On the other end we wrangle with a narrow alley, briefly consider a move up the front stairs but are quickly discouraged by a suddenly-appearing (Magic Marker still smelly) note from another tenant informing us that “ALL MOVE-INS ON BACK STAIRS”, grumble, deal with it, figure it out, and start unloading up the back– discover that the narrowness of our back deck and screen door opening direction mean that someone has to stand there opening and closing the door as the guys carry stuff in– which totally irks me as a waste of a human being, I try to devise a solution with bungee cords, and Chris immediately disassembles it, which leads to our 237th spat of the morning.

Ah, moving.

A couple of extra guys suddenly show up and start hanging around the truck in the alley with offers of help (there’s an awkward bit once more with another building resident, we surmise the one who wrote the note, who’s hovering and making loud comments about Hispanics).

We briefly consider hiring the new guys for a second round to move the remainder of apartment contents but quickly figure out that ever additional U-Haul hour will run us an extra $50 and say screw it, decide we’ll stick with what we know and hire our same guys to back for the second leg another night.

All week we go to work during the day and then come back to one apartment or the other and work– moving stuff or pulling hardware from walls, painting, cleaning– by Thursday we’re totally out of the old place, my company’s closing early for our annual summer party, and we enter the holiday weekend– Halleluiah.

Bit by bit we unpack boxes, square things away– though there’s still a lot to get settled, we now have a shower curtain up and most of the dishes in accessible cupboards, the bed up off the floor– and a lovely new little back deck area, where we collapse at day’s end with cool beverages and watch fireworks over our neighborhood and speculate about the new neighbors from bits we’ve gleaned glimpsing them in passing in the courtyard or out on their back decks throughout the week– both those who wave across the distance and those who pass without a glance of acknowledgeement.

The L train rumbles by at street level right outside our front windows. during the day the ding-ding-ding of the bells feels like home again and gets hushed at night. we overlook dense treetops, directly across the street from a small park where children play and laugh and there was a free concert on our first night. there’s a little coffee shop and a ballet school downstairs. the river’s about a two block walk away. we’re neither as young as we used to be and are both pretty well exhausted and still recovering. I suspect I’ve given myself Achilles tendonitis. On Friday we made the rounds of shelter dogs, but a puppy may be right for us. We’ll see.
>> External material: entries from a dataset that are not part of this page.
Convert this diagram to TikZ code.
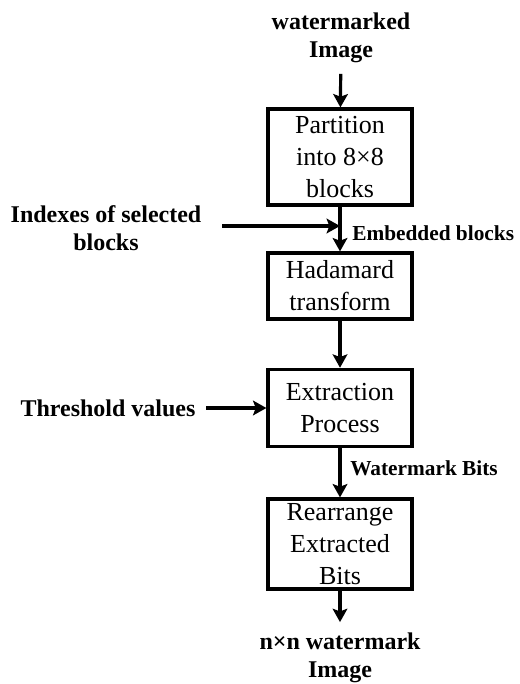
\documentclass[tikz,border=0pt]{standalone}
\usepackage{fontspec}
\setmainfont{Liberation Serif}
\usetikzlibrary{arrows.meta}

\begin{document}
\begin{tikzpicture}[x=0.75pt,y=0.75pt,yscale=-1,xscale=1,
  procbox/.style={draw,line width=2.4pt,minimum width=108pt,inner sep=0pt,align=center,font=\fontsize{19.5}{24}\selectfont},
  biglabel/.style={inner sep=0pt,align=center,font=\bfseries\fontsize{18}{21}\selectfont},
  smalllabel/.style={inner sep=0pt,anchor=west,font=\bfseries\fontsize{16}{19}\selectfont},
  flow/.style={line width=2.4pt,-{Stealth[length=10pt,width=11pt,inset=2pt]}}]
\useasboundingbox (0,0) rectangle (520,684);

%Shape: Boxes
\node [procbox,minimum height=72pt] (part) at (340,157) {Partition\\into 8×8\\blocks};
\node [procbox,minimum height=49.5pt] (hada) at (340,286) {Hadamard\\transform};
\node [procbox,minimum height=58pt] (extr) at (340,408) {Extraction\\Process};
\node [procbox,minimum height=67.5pt] (rear) at (340,544) {Rearrange\\Extracted\\Bits};

% Text Node
\node [biglabel] (wmin) at (341,38) {watermarked\\Image};
\node [biglabel] (idx) at (106,228) {Indexes of selected\\blocks};
\node [biglabel] (thr) at (108,408) {Threshold values};
\node [biglabel] (wmout) at (340,658) {n×n watermark\\Image};
\node [smalllabel] (emb) at (352,233) {Embedded blocks};
\node [smalllabel] (bits) at (350,468) {Watermark Bits};

%Straight Lines
\coordinate (join) at (340,226);
\coordinate (idxout) at (222,226);
\draw [flow,shorten <=8pt] (wmin) -- (part);
\draw [flow] (part) -- (hada);
\draw [flow] (idxout) -- (join);
\draw [flow] (hada) -- (extr);
\draw [flow,shorten <=8pt] (thr.east) -- (extr.west);
\draw [flow] (extr) -- (rear);
\draw [flow,shorten >=8pt] (rear) -- (wmout);

\end{tikzpicture}
\end{document}
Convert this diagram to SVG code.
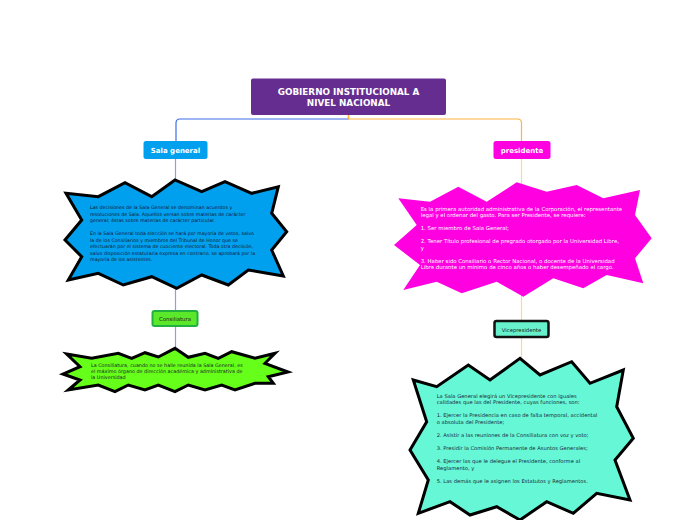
<svg xmlns="http://www.w3.org/2000/svg" width="697" height="520" viewBox="0 0 697 520">
<style>
.t{font-family:"DejaVu Sans",Verdana,sans-serif}
.lbl{font-family:"DejaVu Sans",Verdana,sans-serif;font-weight:bold;fill:#fff;text-anchor:middle}
.burst{stroke:#000;stroke-width:3;stroke-linejoin:miter}
.c{fill:none;stroke-width:1.2}
</style>
<rect width="697" height="520" fill="#fff"/>
<g id="connectors">
<path class="c" d="M348.5,115 V119 H180 Q176,119 176,123 V141" stroke="#3d6ee8"/>
<path class="c" d="M348.5,115 V119 H517.5 Q521.5,119 521.5,123 V141" stroke="#ffb240"/>
<path class="c" d="M175.5,159 V311" stroke="#8c9cf0"/>
<path class="c" d="M175.5,326 V352" stroke="#8c9cf0"/>
<path class="c" d="M521.5,159 V321" stroke="#ffd49a"/>
<path class="c" d="M521.5,337 V362" stroke="#ffd49a"/>
</g>
<g id="title">
<rect x="251" y="78.5" width="195" height="36.5" rx="2" fill="#662d91"/>
<text class="lbl" font-size="8.8" x="348.5" y="94.9">GOBIERNO INSTITUCIONAL A</text>
<text class="lbl" font-size="8.8" x="348.5" y="106.2">NIVEL NACIONAL</text>
</g>
<g id="sala-general">
<rect x="143.5" y="141" width="64" height="18" rx="2.5" fill="#00a0ee"/>
<text class="lbl" font-size="7" x="175.5" y="153.2">Sala general</text>
</g>
<g id="presidente">
<rect x="493.5" y="141" width="57" height="18" rx="2.5" fill="#ff00e1"/>
<text class="lbl" font-size="7" x="522" y="153.2">presidente</text>
</g>
<g id="sala-general-texto">
<polygon class="burst" fill="#00a0ee" points="66,193.3 98.3,196.7 125,182.7 151.7,196.7 175,180 201.7,191.7 225,181.7 251.7,193.3 278.3,186.7 271.7,213.3 286.7,231.7 271.7,250 283.3,276 248.3,270 228.3,285 201.7,275 176.7,288.3 151.7,276.7 123.3,285 98.3,273.3 68.3,280 81.7,256.7 65,240 81.7,220"/>
<text class="t" font-size="4.75" fill="#1a1a2e">
<tspan x="90" y="209">Las decisiones de la Sala General se denominan acuerdos y</tspan>
<tspan x="90" y="215.5">resoluciones de Sala. Aquellos versan sobre materias de carácter</tspan>
<tspan x="90" y="222">general; éstas sobre materias de carácter particular.</tspan>
<tspan x="90" y="235">En la Sala General toda elección se hará por mayoría de votos, salvo</tspan>
<tspan x="90" y="241.5">la de los Consiliarios y miembros del Tribunal de Honor que se</tspan>
<tspan x="90" y="248">efectuarán por el sistema de cuociente electoral. Toda otra decisión,</tspan>
<tspan x="90" y="254.5">salvo disposición estatutaria expresa en contrario, se aprobará por la</tspan>
<tspan x="90" y="261">mayoría de los asistentes.</tspan>
</text>
</g>
<g id="presidente-texto">
<polygon fill="#ff00e1" points="398.3,198.3 430,201.7 458.3,186.7 486.7,201.7 516.7,182.3 546.7,191.7 576.7,185 603.3,198.3 640,190 635,215 651.7,238.3 635,258.3 643.3,283.3 606.7,275 583.3,288.3 553.3,278.3 523.3,296.7 496.7,281.7 461.7,293.3 436.7,281.7 403.3,290 420,265 394,245 416.7,225"/>
<text class="t" font-size="5.4" fill="#fff">
<tspan x="420.7" y="210.8">Es la primera autoridad administrativa de la Corporación, el representante</tspan>
<tspan x="420.7" y="217.3">legal y el ordenar del gasto. Para ser Presidente, se requiere:</tspan>
<tspan x="420.7" y="230.3">1. Ser miembro de Sala General;</tspan>
<tspan x="420.7" y="243.3">2. Tener Título profesional de pregrado otorgado por la Universidad Libre,</tspan>
<tspan x="420.7" y="249.8">y</tspan>
<tspan x="420.7" y="262.8">3. Haber sido Consiliario o Rector Nacional, o docente de la Universidad</tspan>
<tspan x="420.7" y="269.3">Libre durante un mínimo de cinco años o haber desempeñado el cargo.</tspan>
</text>
</g>
<g id="consiliatura">
<rect x="152.5" y="311" width="45" height="15" rx="2" fill="#5ce82a" stroke="#22b040" stroke-width="2"/>
<text class="t" font-size="5.4" fill="#1a1a1a" text-anchor="middle" x="175" y="321.2">Consiliatura</text>
</g>
<g id="consiliatura-texto">
<polygon class="burst" fill="#66ff19" points="66.7,354 91.7,358.3 118.3,353.3 131.7,358.3 145,352.7 158.3,357 175,348.3 188.3,357.3 205,353.3 218.3,358.3 231.7,351.7 255,358.3 275,353.3 265,363.3 288,372 268.3,376.7 273.3,383.3 255,383.3 235,390 221.7,385 205,390 188.3,385 175,391.7 158.3,385 145,390 128.3,385 115,391.7 98.3,385 68.3,390 80,380 63,374 80,366.7"/>
<text class="t" font-size="4.85" fill="#1a1a2e">
<tspan x="91" y="366.7">La Consiliatura, cuando no se halle reunida la Sala General, es</tspan>
<tspan x="91" y="372.6">el máximo órgano de dirección académica y administrativa de</tspan>
<tspan x="91" y="378.5">la Universidad</tspan>
</text>
</g>
<g id="vicepresidente">
<rect x="494.5" y="321" width="54" height="16" rx="2" fill="#66f0cc" stroke="#111" stroke-width="2.5"/>
<text class="t" font-size="5.3" fill="#1a1a1a" text-anchor="middle" x="521.5" y="331.9">Vicepresidente</text>
</g>
<g id="vicepresidente-texto">
<polygon class="burst" fill="#66f7d6" points="413.3,380 436.7,386.7 468.3,365 490,380 520,358.3 540,375 571.7,361.7 590,383.3 623.3,370 616.7,406.7 633.3,438.3 615,460 630,500 596.7,493.3 573.3,513.3 546.7,501.7 520,520 496.7,506.7 470,515 450,501.7 418.3,513.3 428.3,480 410,450 426.7,421.7"/>
<text class="t" font-size="5.2" fill="#1a2a3a">
<tspan x="436.7" y="397.5">La Sala General elegirá un Vicepresidente con iguales</tspan>
<tspan x="436.7" y="404">calidades que las del Presidente, cuyas funciones, son:</tspan>
<tspan x="436.7" y="417.1">1. Ejercer la Presidencia en caso de falta temporal, accidental</tspan>
<tspan x="436.7" y="423.7">o absoluta del Presidente;</tspan>
<tspan x="436.7" y="436.8">2. Asistir a las reuniones de la Consiliatura con voz y voto;</tspan>
<tspan x="436.7" y="449.9">3. Presidir la Comisión Permanente de Asuntos Generales;</tspan>
<tspan x="436.7" y="463">4. Ejercer las que le delegue el Presidente, conforme al</tspan>
<tspan x="436.7" y="469.6">Reglamento, y</tspan>
<tspan x="436.7" y="482.7">5. Las demás que le asignen los Estatutos y Reglamentos.</tspan>
</text>
</g>
</svg>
Anyhow, we’re in a good place, together.

today

things I hate:
my end-of-day commute
hunting for parking
so-called friends who are not
squishy, flavorless american “gummy bears”
narcissists, users, and the self-righteously prideful
relentless political campaigning
irregardless unsensible languagistic usage
ugliness
anyone meddling with my teeth
being the only person at work in a halloween costume
teutonic network admins
nostalgic regret

things I love:
haribo gold bears (aka the original gummi baren)
birds, especially ones that talk or cause mischief
clanky radiators
strong coffee
that man who makes me laugh & swoon
tights + boots
vintage raincoats
my art table
happenstance adventuring
kneading bread dough
naps
tinkering & pottering
my niece’s cow saying “mow mow”

 

homemaking

we worked really hard on our living space this weekend– lots of trips up and down the three flights of stairs (both with the burning legs to prove it), enormous amounts of things gone through and either organized or removed bodily from the premises– still far from "done" but worlds better– space to live and breathe in, walls taking shape, greater efficiencies and arrangements to delight the eye. the process was not without its snags and emotional pitfalls, as we worked to loosen our respective grips on effluvia from past lives– lots of head-butting and occasional stomping on toes (for the most part mine on his)– but this, too, I believe, is a significant part of the catharsis: learning to occupy the process together, to ride those swells and plunges with a minimum of choking. in the course of things we are reminded, time and again, in practice, that we both see and hear one another, a gift which I've never experienced so dynamically and honestly with another human being. when you've got two strong-willed and creative folks living in close proximity, there's bound to be some weather generated– but for the most part the sun shines and things are growing. and cocktail/dinner parties are in the works! yeehaw.